ZOBACZ TAKŻE: Paryż 2024: Kiedy startują Polacy na igrzyskach olimpijskich? Terminarz, program, godziny
Niestety, poprzednie igrzyska nie poszły po myśli naszej reprezentacji. Biało-Czerwoni lecieli do Tokio z myślą o medalach, ale 2 zwycięstwa i 5 porażek dało im zaledwie 7. miejsce. Tym razem marzenia również są ogromne, a pomóc w ich realizacji ma ten sam trener (Piotr Renkiel), ale... inni zawodnicy. W kadrze sprzed trzech lat pozostał tylko Przemysław Zamojski.

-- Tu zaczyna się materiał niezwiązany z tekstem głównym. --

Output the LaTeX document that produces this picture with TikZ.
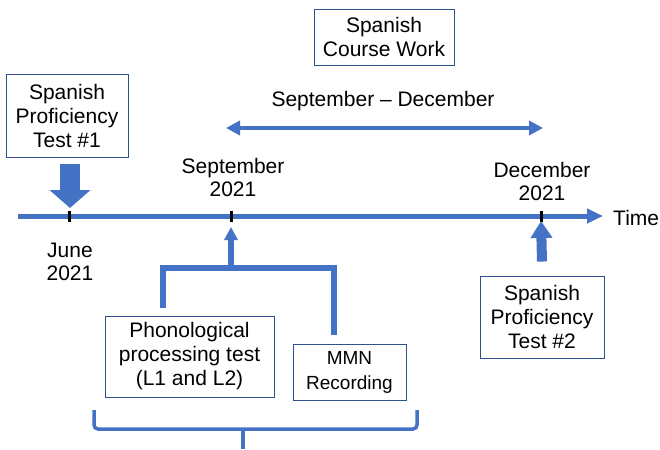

- Nie boję się tego powiedzieć: potencjał tej drużyny jest na mistrzostwo świata - powiedział Zamojski, który będzie chorążym naszej reprezentacji w Paryżu.
Trener Piotr Renkiel sporo zaryzykował, mocno przebudowując skład. Postawił on między innymi na gwiazdę reprezentacji 5x5 Michała Sokołowskiego, który swój pierwszy mecz w odmianie "trzy na trzy" rozegrał... tuż przed wylotem na turniej kwalifikacyjny. Chwilę wcześniej do zespołu dołączył również Filip Matczak, który zrezygnował z walki o mistrzostwo Polski, by spełnić swe marzenia o igrzyskach olimpijskich.
- Chcemy stworzyć drużynę, która może coś osiągnąć i to nie tak, że będą tu czterej czarodzieje. Będą cztery kawałki puzzli, które będą do siebie pasowały, pojadą na dużą imprezę i zrobią... coś więcej - zapowiedział Matczak.
Przed trzema laty w Tokio triumfowali Łotysze, przed reprezentacją Rosyjskiego Komitetu Olimpijskiego i Serbią. Czy tym razem w pierwszej trójce zobaczymy Biało-Czerwonych?